12. The tangible, non-transitory, computer-readable medium of claim 11, wherein the instructions cause the electronic device to perform operations comprising:
identifying that the die corresponds to the real-time video processing die and an identifier; and
selecting, from the plurality of image files, that the image file corresponds to the die based on the identifier and identifying the die as corresponding to the real-time video processing die, wherein the image file comprises custom logic different from another image file corresponding to another real-time video processing die.
13. The tangible, non-transitory, computer-readable medium of claim 9, wherein the first layer of the data channel corresponds to a Peripheral Component Interconnect Express (PCIe) protocol, and wherein the second layer of the data channel corresponds to a Compute Express Link (CXL) protocol.
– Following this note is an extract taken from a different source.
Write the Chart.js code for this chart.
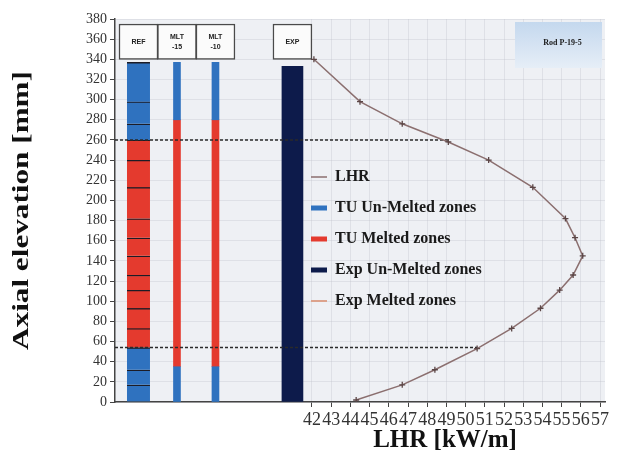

14. The tangible, non-transitory, computer-readable medium of claim 9, wherein the instructions cause the electronic device to perform operations comprising:
programming, via the second layer of the data channel, one or more die of the plurality of dies at least in part by:
receiving, via the second layer of the data channel, an indication of each die of the plurality of dies;
reading a plurality of image files respectively corresponding to each die of the plurality of dies based on the indication of each die of the plurality of dies; and
transmitting, via the second layer of the data channel, the plurality of image files to the plurality of dies, respectively.
15. A tangible, non-transitory, computer-readable medium comprising instructions that, when executed by a processor, cause a programmable logic device to perform operations comprising:
establishing a data channel with a host device, wherein the data channel comprises a first layer corresponding to a first protocol and a second layer corresponding to a second protocol;
receiving, via the first layer of the data channel, a configuration bitstream from the host device;
programming, via a secure device manager (SDM), programmable logic of the programmable logic device with the configuration bitstream;
receiving, via the second layer of the data channel, an image file from the host device; and
programming, via a configuration interface controller, a die of a plurality of dies with the image file, wherein the programmable logic and the plurality of dies are programmed at an at least partially overlapping time frame.
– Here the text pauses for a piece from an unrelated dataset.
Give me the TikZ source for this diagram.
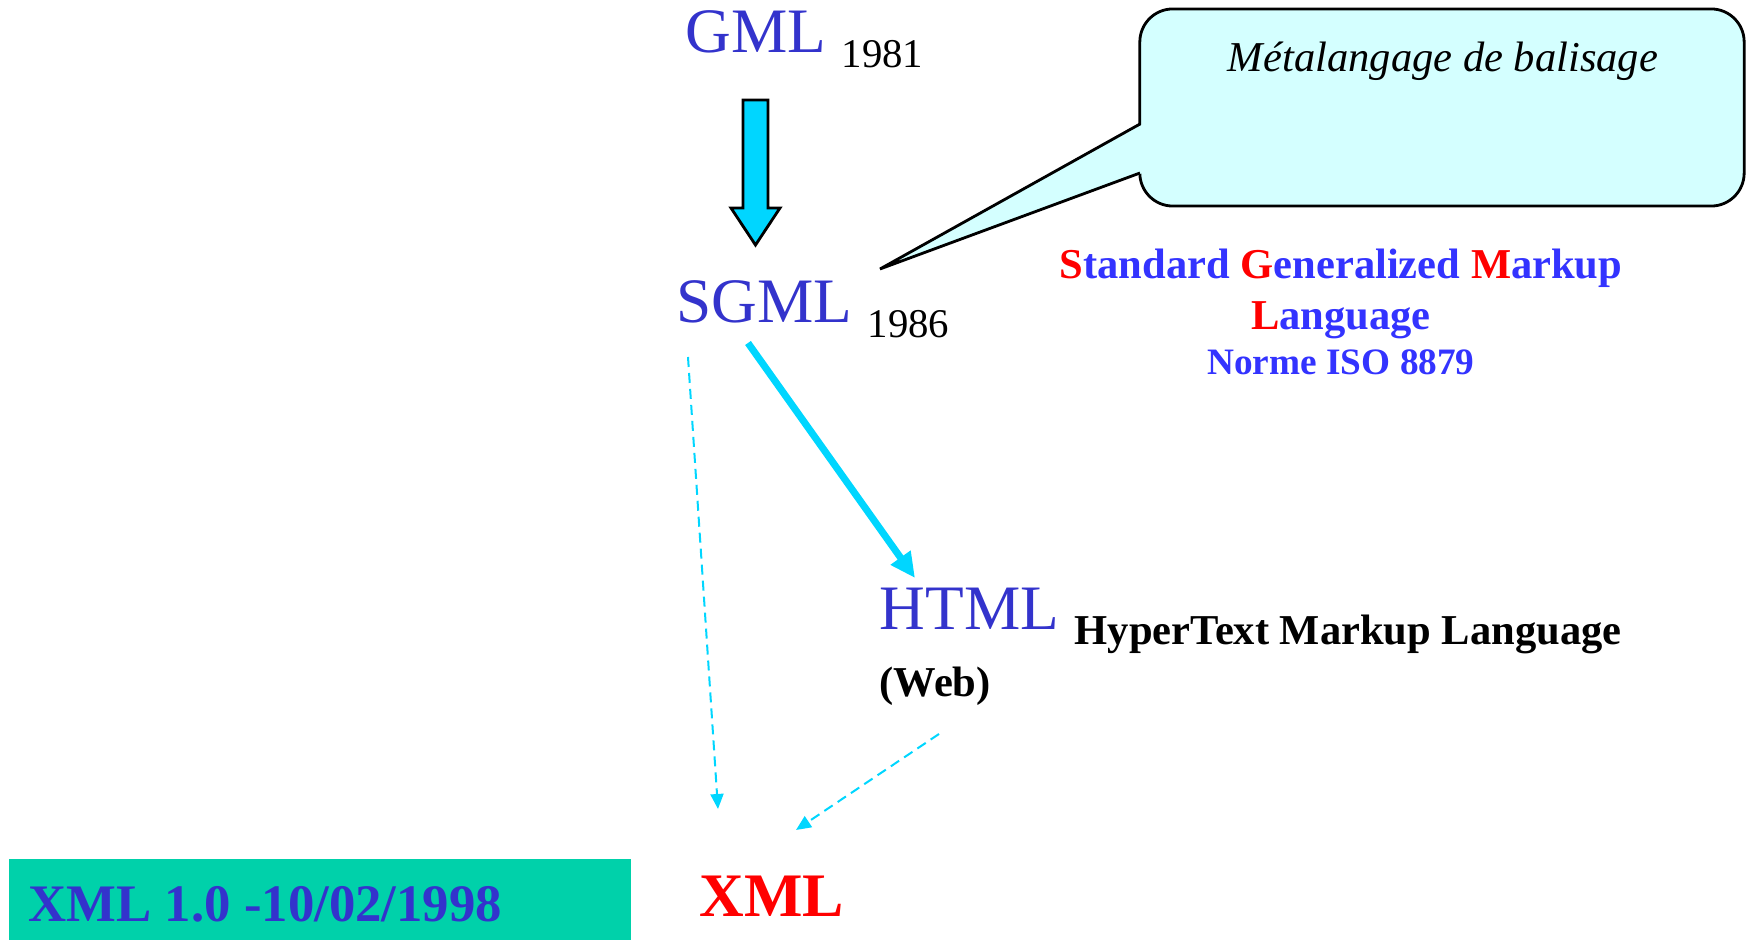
\documentclass[tikz,border=0pt]{standalone}
\usepackage{fontspec}
\setmainfont{Liberation Serif}
\usetikzlibrary{arrows.meta}
\definecolor{langblue}{RGB}{51,51,204}
\definecolor{glossblue}{RGB}{51,51,255}
\definecolor{flowcyan}{RGB}{0,214,255}
\definecolor{bubblecyan}{RGB}{212,255,255}
\definecolor{dategreen}{RGB}{0,209,170}
\begin{document}
\begin{tikzpicture}[x=0.01cm, y=-0.01cm,
    every node/.style={inner sep=0pt, anchor=base west},
    lang/.style={text=langblue, font=\fontsize{18pt}{20pt}\selectfont},
    year/.style={font=\fontsize{11.6pt}{14pt}\selectfont},
    gloss/.style={font=\bfseries\fontsize{12.1pt}{14pt}\selectfont},
    dashlink/.style={flowcyan, line width=0.57pt, dash pattern=on 0.1cm off 0.06cm,
        -{Triangle[length=0.15cm, width=0.13cm]}}]
    \useasboundingbox (0,0) rectangle (1750,940);
    % les langages
    \node[lang] (gml) at (685,53) {GML};
    \node[year] (gmlyear) at (841,68) {1981};
    \node[lang] (sgml) at (676,323) {SGML};
    \node[year] (sgmlyear) at (867,338) {1986};
    \node[lang] (html) at (879,630) {HTML};
    \node[gloss] (htmlname) at (1074,645) {HyperText Markup Language};
    \node[gloss] (web) at (879,697) {(Web)};
    \node[text=red, font=\bfseries\fontsize{17.6pt}{20pt}\selectfont] (xml) at (699,917) {XML};
    % bulle
    \node[draw, line width=0.8pt, fill=bubblecyan, rounded corners=0.33cm, anchor=center,
        minimum width=6.04cm, minimum height=1.97cm] (bubble) at (1442,107.5) {};
    \coordinate (bubbletip) at (880,269);
    \fill[bubblecyan] (1143,124) -- (bubbletip) -- (1143,173) -- cycle;
    \draw[line width=0.8pt, line join=miter] (1140,124) -- (bubbletip) -- (1140,173);
    \node[font=\itshape\fontsize{12.1pt}{14pt}\selectfont, anchor=base] (meta) at (1443,72)
        {Métalangage de balisage};
    % SGML en toutes lettres
    \node[gloss, text=glossblue, anchor=base] (sgmlname) at (1341,279)
        {\textcolor{red}{S}tandard \textcolor{red}{G}eneralized \textcolor{red}{M}arkup};
    \node[gloss, text=glossblue, anchor=base] (sgmllang) at (1341,330)
        {\textcolor{red}{L}anguage};
    \node[text=glossblue, font=\bfseries\fontsize{10.6pt}{12pt}\selectfont, anchor=base] (iso)
        at (1341,375) {Norme ISO 8879};
    % GML -> SGML
    \coordinate (gmltop) at (755.5,100);
    \coordinate (sgmltip) at (755.5,245);
    \draw[fill=flowcyan, line width=0.8pt, line join=miter] (gmltop) ++(-12.5,0) -- ++(25,0)
        -- ++(0,108) -- ++(12,0) -- (sgmltip) -- ++(-24.5,-37) -- ++(12,0) -- cycle;
    % SGML -> HTML
    \coordinate (sgmlout) at (748,343);
    \coordinate (htmlin) at (915,578);
    \draw[flowcyan, line width=2pt, -{Triangle[length=0.25cm, width=0.23cm]}] (sgmlout) -- (htmlin);
    % vers XML
    \coordinate (sgmldash) at (688,357);
    \coordinate (xmlleft) at (718,809);
    \coordinate (webdash) at (939,734);
    \coordinate (xmlright) at (796,830);
    \draw[dashlink] (sgmldash) -- (xmlleft);
    \draw[dashlink] (webdash) -- (xmlright);
    % date de la recommandation
    \fill[dategreen] (9,859) rectangle (631,940);
    \node[text=langblue, font=\bfseries\fontsize{15pt}{17pt}\selectfont] (xmldate) at (28,922)
        {XML 1.0 -10/02/1998};
\end{tikzpicture}
\end{document}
16. The tangible, non-transitory, computer-readable medium of claim 15, wherein the first layer of the data channel corresponds to a Peripheral Component Interconnect Express (PCIe) protocol, and wherein the second layer of the data channel corresponds to a Compute Express Link (CXL) protocol.
17. The tangible, non-transitory, computer-readable medium of claim 15, wherein the plurality of dies are external to the programmable logic device, and wherein each die of the plurality of dies is on a separate package.
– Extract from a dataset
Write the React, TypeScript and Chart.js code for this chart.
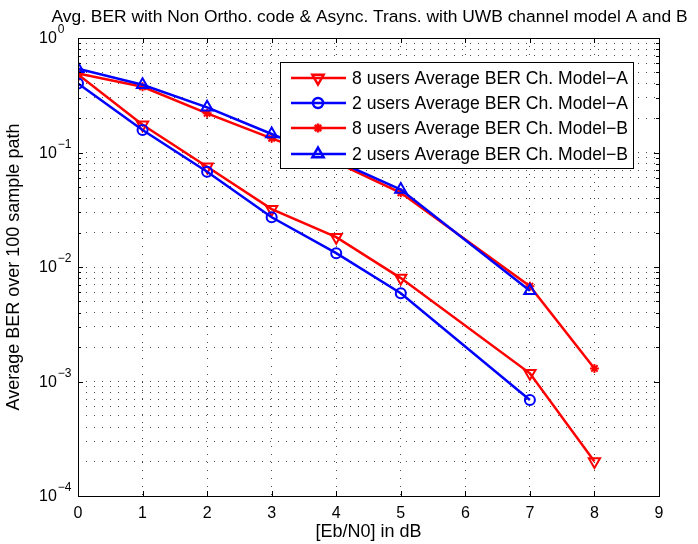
import React, { useEffect, useRef } from "react";
import { Chart, registerables } from "chart.js";
import { drawPoint } from "chart.js/helpers";

Chart.register(...registerables);

const TITLE = "Avg. BER with Non Ortho. code & Async. Trans. with UWB channel model A and B";
const X_TITLE = "[Eb/N0] in dB";
const Y_TITLE = "Average BER over 100 sample path";

const xTicks = [0, 1, 2, 3, 4, 5, 6, 7, 8, 9];
const yDecades = [0, -1, -2, -3, -4];

const seriesNames = [
  "8 users Average BER Ch. Model\u2212A",
  "2 users Average BER Ch. Model\u2212A",
  "8 users Average BER Ch. Model\u2212B",
  "2 users Average BER Ch. Model\u2212B",
];

const xA8 = [0, 1, 2, 3, 4, 5, 7, 8];
const berA8 = [0.48, 0.175, 0.075, 0.032, 0.0182, 0.008, 0.00118, 0.0002];
const xA2 = [0, 1, 2, 3, 4, 5, 7];
const berA2 = [0.4, 0.157, 0.068, 0.0272, 0.0132, 0.0059, 0.00069];
const xB8 = [0, 1, 2, 3, 4, 5, 7, 8];
const berB8 = [0.49, 0.375, 0.22, 0.133, 0.082, 0.0445, 0.0068, 0.0013];
const xB2 = [0, 1, 2, 3, 4, 5, 7];
const berB2 = [0.54, 0.39, 0.248, 0.145, 0.085, 0.0475, 0.0062];

const FONT = "'Liberation Sans', Arial, Helvetica, sans-serif";

const styles = [
  { color: "#ff0000", pointStyle: "triangle", rotation: 180, radius: 6.5 },
  { color: "#0000ff", pointStyle: "circle", rotation: 0, radius: 5 },
  { color: "#ff0000", pointStyle: "star", rotation: 0, radius: 4.5 },
  { color: "#0000ff", pointStyle: "triangle", rotation: 0, radius: 6.5 },
];

const zip = (xs: number[], ys: number[]) => xs.map((x, i) => ({ x, y: ys[i] }));

const matlabPlugin = {
  id: "matlabDecor",
  afterDraw(chart: any) {
    const { ctx, chartArea } = chart;
    const { left, right, top, bottom } = chartArea;
    const xs = chart.scales.x;
    const ys = chart.scales.y;
    ctx.save();
    ctx.strokeStyle = "#000";
    ctx.lineWidth = 1;
    // inward ticks
    ctx.beginPath();
    xTicks.forEach((v) => {
      const px = Math.round(xs.getPixelForValue(v)) + 0.5;
      ctx.moveTo(px, bottom);
      ctx.lineTo(px, bottom - 5);
      ctx.moveTo(px, top);
      ctx.lineTo(px, top + 5);
    });
    yDecades.forEach((d) => {
      for (let m = 1; m <= 9; m++) {
        const v = m * Math.pow(10, d);
        if (v > 1.0001) break;
        if (d === -4 && m > 1) break;
        const py = Math.round(ys.getPixelForValue(v)) + 0.5;
        const len = m === 1 ? 5 : 3;
        ctx.moveTo(left, py);
        ctx.lineTo(left + len, py);
        ctx.moveTo(right, py);
        ctx.lineTo(right - len, py);
      }
    });
    ctx.stroke();
    // box
    ctx.strokeRect(Math.round(left) + 0.5, Math.round(top) + 0.5, Math.round(right - left), Math.round(bottom - top));

    ctx.fillStyle = "#000";
    // x tick labels
    ctx.font = `16px ${FONT}`;
    ctx.textAlign = "center";
    ctx.textBaseline = "middle";
    xTicks.forEach((v) => {
      ctx.fillText(String(v), xs.getPixelForValue(v), bottom + 18);
    });
    // y tick labels
    yDecades.forEach((d) => {
      const py = ys.getPixelForValue(Math.pow(10, d));
      ctx.font = `16px ${FONT}`;
      ctx.textAlign = "left";
      ctx.textBaseline = "middle";
      ctx.fillText("10", 39, py + 1);
      const w = ctx.measureText("10").width;
      ctx.font = `12px ${FONT}`;
      const exp = d === 0 ? "0" : "\u2212" + String(-d);
      ctx.fillText(exp, 39 + w + 1, py - 8);
    });
    // title
    ctx.font = `17.4px ${FONT}`;
    ctx.textAlign = "center";
    ctx.textBaseline = "middle";
    ctx.fillText(TITLE, (left + right) / 2 + 1, 17);
    // x title
    ctx.font = `18px ${FONT}`;
    ctx.fillText(X_TITLE, (left + right) / 2, 532);
    // y title
    ctx.save();
    ctx.translate(14, (top + bottom) / 2);
    ctx.rotate(-Math.PI / 2);
    ctx.fillText(Y_TITLE, 0, 0);
    ctx.restore();

    // legend
    const lx = 280, ly = 62, lw = 353, lh = 106;
    ctx.fillStyle = "#fff";
    ctx.fillRect(lx, ly, lw, lh);
    ctx.strokeStyle = "#000";
    ctx.lineWidth = 1;
    ctx.strokeRect(lx + 0.5, ly + 0.5, lw, lh);
    const rows = [78, 103, 128, 154];
    seriesNames.forEach((name, i) => {
      const s = styles[i];
      const yy = rows[i];
      ctx.strokeStyle = s.color;
      ctx.lineWidth = 2.5;
      ctx.beginPath();
      ctx.moveTo(291, yy);
      ctx.lineTo(346, yy);
      ctx.stroke();
      ctx.fillStyle = "rgba(0,0,0,0)";
      drawPoint(ctx, { pointStyle: s.pointStyle, radius: s.radius, rotation: s.rotation, borderWidth: 2 } as any, 318, yy);
      ctx.fillStyle = "#000";
      ctx.font = `17.6px ${FONT}`;
      ctx.textAlign = "left";
      ctx.textBaseline = "middle";
      ctx.fillText(name, 352, yy + 1);
    });
    ctx.restore();
  },
};

export default function App() {
  const ref = useRef<HTMLCanvasElement | null>(null);
  useEffect(() => {
    document.body.style.margin = "0";
    const canvas = ref.current;
    if (!canvas) return;
    const allData = [zip(xA8, berA8), zip(xA2, berA2), zip(xB8, berB8), zip(xB2, berB2)];
    const datasets = allData.map((d, i) => ({
      label: seriesNames[i],
      data: d,
      borderColor: styles[i].color,
      backgroundColor: "rgba(0,0,0,0)",
      pointBorderColor: styles[i].color,
      pointBackgroundColor: "rgba(0,0,0,0)",
      pointStyle: styles[i].pointStyle,
      pointRotation: styles[i].rotation,
      pointRadius: styles[i].radius,
      pointBorderWidth: 2,
      borderWidth: 2.5,
      tension: 0,
      fill: false,
      order: 4 - i,
    }));
    const yTickVals: number[] = [];
    yDecades.forEach((d) => {
      for (let m = 1; m <= 9; m++) {
        const v = m * Math.pow(10, d);
        if (v > 1.0001) break;
        yTickVals.push(v);
      }
    });
    const gridOpts = { color: "rgba(0,0,0,0.7)", lineWidth: 1, drawTicks: false };
    const chart = new Chart(canvas, {
      type: "line",
      data: { datasets: datasets as any },
      options: {
        animation: false,
        responsive: false,
        devicePixelRatio: 1,
        layout: { padding: { top: 38, right: 39, left: 0, bottom: 0 } },
        plugins: { legend: { display: false }, title: { display: false }, tooltip: { enabled: false } },
        scales: {
          x: {
            type: "linear",
            min: 0,
            max: 9,
            afterBuildTicks: (s: any) => {
              s.ticks = xTicks.map((v) => ({ value: v }));
            },
            afterFit: (s: any) => {
              s.height = 48;
            },
            ticks: { display: false },
            grid: gridOpts,
            border: { display: false, dash: [1, 7] },
          },
          y: {
            type: "logarithmic",
            min: 1e-4,
            max: 1,
            afterBuildTicks: (s: any) => {
              s.ticks = yTickVals.map((v) => ({ value: v }));
            },
            afterFit: (s: any) => {
              s.width = 78;
            },
            ticks: { display: false },
            grid: gridOpts,
            border: { display: false, dash: [1, 7] },
          },
        },
      },
      plugins: [matlabPlugin],
    });
    return () => chart.destroy();
  }, []);
  return (
    <div style={{ width: 698, height: 544, background: "#fff" }}>
      <canvas ref={ref} width={698} height={544} style={{ display: "block" }} />
    </div>
  );
}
18. The tangible, non-transitory, computer-readable medium of claim 15, wherein the die corresponds to a chiplet.
19. The tangible, non-transitory, computer-readable medium of claim 18, wherein the die corresponds to quantum computing circuitry, accelerator circuitry, cybersecurity or intrusion detection circuitry, real-time video processing circuitry, radio frequency signal processing circuitry, network function virtualization circuitry, or any combination thereof, and wherein the die is programmed with the image file different from each other image file used to program each other die of the plurality dies.
20. The tangible, non-transitory, computer-readable medium of claim 15, wherein the instructions cause the programmable logic device to perform operations comprising:
receiving a plurality of image files respectively corresponding to the plurality of dies; and
routing, via a configuration router, a respective image file of the plurality of image files to a respective die of the plurality of dies based on an identifier of the respective die and an identifier of the respective image file, wherein the routing of the respective image file occurs via a pathway corresponding to the second protocol.